After lots of therapy, group sessions and soul searching, Grant realizes growing up with addiction in her family affected her on many levels. She wants her two kids, now 9 and 6, to know stability.

“My kids — my kids were there during my last overdose, and they know what happened,” she says.

Throughout her addiction, she almost lost everything; she lost homes, jobs — “I lost my soul.”

“I’m not here to glorify meth, either, and say it’s anywhere near lifesaving,” she says. Treating her meth addiction has been hard, to say the least.

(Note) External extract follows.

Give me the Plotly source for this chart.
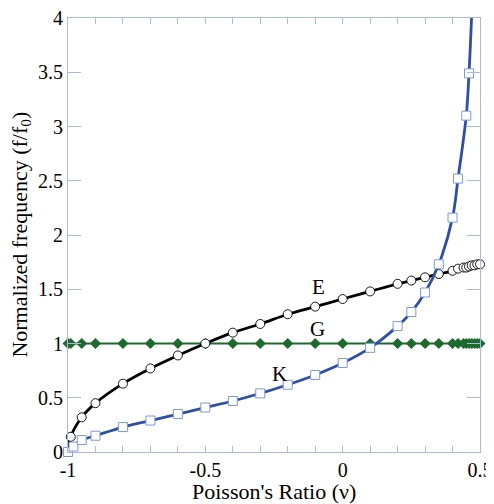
import plotly.graph_objects as go

# E (Young's modulus based) frequency, open circles
e_x = [-1, -0.99, -0.95, -0.9, -0.8, -0.7, -0.6, -0.5, -0.4, -0.3, -0.2, -0.1, 0, 0.1, 0.2, 0.25, 0.3, 0.35, 0.4, 0.42, 0.44, 0.45, 0.46, 0.47, 0.48, 0.49, 0.5]
e_y = [0.0, 0.14, 0.32, 0.45, 0.63, 0.77, 0.89, 1.0, 1.10, 1.18, 1.27, 1.34, 1.41, 1.48, 1.55, 1.58, 1.61, 1.64, 1.67, 1.69, 1.70, 1.70, 1.71, 1.72, 1.72, 1.73, 1.73]

# G (shear) frequency, filled diamonds
g_x = [-1, -0.99, -0.95, -0.9, -0.8, -0.7, -0.6, -0.5, -0.4, -0.3, -0.2, -0.1, 0, 0.1, 0.2, 0.25, 0.3, 0.35, 0.4, 0.42, 0.44, 0.45, 0.46, 0.47, 0.48, 0.49, 0.5]
g_y = [1.0] * len(g_x)

# K (bulk) frequency, open squares
k_x = [-1, -0.98, -0.95, -0.9, -0.8, -0.7, -0.6, -0.5, -0.4, -0.3, -0.2, -0.1, 0, 0.1, 0.2, 0.25, 0.3, 0.35, 0.4, 0.42, 0.45, 0.46]
k_y = [0.0, 0.05, 0.11, 0.15, 0.23, 0.29, 0.35, 0.41, 0.47, 0.54, 0.62, 0.71, 0.82, 0.96, 1.16, 1.29, 1.47, 1.73, 2.16, 2.52, 3.10, 3.49]
# K line continues upward past the top of the chart
k_line_x = k_x + [0.47]
k_line_y = k_y + [4.05]

x_title = "Poisson's Ratio (ν)"
y_title = "Normalized frequency (f/f<sub>0</sub>)"
labels = [("E", -0.087, 1.52), ("G", -0.092, 1.13), ("K", -0.229, 0.72)]

serif = "Liberation Serif, Times New Roman, serif"
axis_col = "#a9b9e2"
blue = "#2f4fa6"
green = "#1e6a2e"

fig = go.Figure()
# G
fig.add_trace(go.Scatter(x=g_x, y=g_y, mode="lines+markers",
                         line=dict(color=green, width=2.2),
                         marker=dict(symbol="diamond", size=8.5, color=green, line=dict(width=0)),
                         showlegend=False, cliponaxis=False))
# E
fig.add_trace(go.Scatter(x=e_x, y=e_y, mode="lines", line=dict(color="black", width=2.8, shape="spline"),
                         showlegend=False))
fig.add_trace(go.Scatter(x=e_x[1:], y=e_y[1:], mode="markers",
                         marker=dict(symbol="circle", size=9, color="white", line=dict(color="black", width=0.9)),
                         showlegend=False, cliponaxis=False))
# K
fig.add_trace(go.Scatter(x=k_line_x, y=k_line_y, mode="lines", line=dict(color=blue, width=2.8, shape="spline"),
                         showlegend=False))
fig.add_trace(go.Scatter(x=k_x, y=k_y, mode="markers",
                         marker=dict(symbol="square", size=9, color="white", line=dict(color="#7f98dc", width=1)),
                         showlegend=False, cliponaxis=False))

for t, x, y in labels:
    fig.add_annotation(x=x, y=y, text=t, showarrow=False,
                       font=dict(family=serif, size=21, color="black"))

# axis titles placed as annotations (paper coordinates)
fig.add_annotation(xref="paper", yref="paper", x=0.5, y=-0.09, text=x_title,
                   showarrow=False, xanchor="center", yanchor="middle",
                   font=dict(family=serif, size=22, color="black"))
fig.add_annotation(xref="paper", yref="paper", x=-0.115, y=0.5, text=y_title,
                   showarrow=False, xanchor="center", yanchor="middle", textangle=-90,
                   font=dict(family=serif, size=22, color="black"))

fig.update_layout(
    width=494, height=504,
    margin=dict(l=60, r=22, t=10, b=60, autoexpand=False),
    paper_bgcolor="white", plot_bgcolor="white",
    font=dict(family=serif, size=20, color="black"),
)
fig.update_xaxes(
    range=[-1, 0.5], tickvals=[-1, -0.5, 0, 0.5], ticktext=["-1", "-0.5", "0", "0.5"],
    ticks="inside", ticklen=6, tickcolor=axis_col, tickwidth=1,
    minor=dict(dtick=0.1, tick0=0, ticks="inside", ticklen=6, tickcolor=axis_col, tickwidth=1),
    showline=True, linecolor=axis_col, linewidth=1, mirror="ticks",
    showgrid=False, zeroline=False, automargin=False,
    tickfont=dict(family=serif, size=20),
    ticklabelstandoff=0, ticklabeloverflow="allow",
)
fig.update_yaxes(
    range=[0, 4], tickvals=[0, 0.5, 1, 1.5, 2, 2.5, 3, 3.5, 4],
    ticktext=["0", "0.5", "1", "1.5", "2", "2.5", "3", "3.5", "4"],
    ticks="inside", ticklen=13, tickcolor=axis_col, tickwidth=1,
    showline=True, linecolor=axis_col, linewidth=1, mirror="ticks",
    showgrid=False, zeroline=False, automargin=False,
    tickfont=dict(family=serif, size=20),
    ticklabelstandoff=0, ticklabeloverflow="allow",
)

fig.write_html("out.html")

She’s had to let go of all of her old friends she used with, something she hates but knows it had to be done. They’re not bad people, she says, they just haven’t made the decision to come clean — and no one can do that for them.

“For the first time in almost 10 years, I’m completely out of the court system. I’m done, and I’m free, and it’s priceless,” Grant says. She still struggles, and there are days she still wants to get high. But, now she says she knows she doesn’t have to.

“If I get stressed out, and feel like I can’t get done what I need to get done, that’s when I want to use,” Grant says during a group session at Shepherd’s House. “So I just take it day by day. If I can’t get to something today, it’ll be there tomorrow. That’s all I can do.”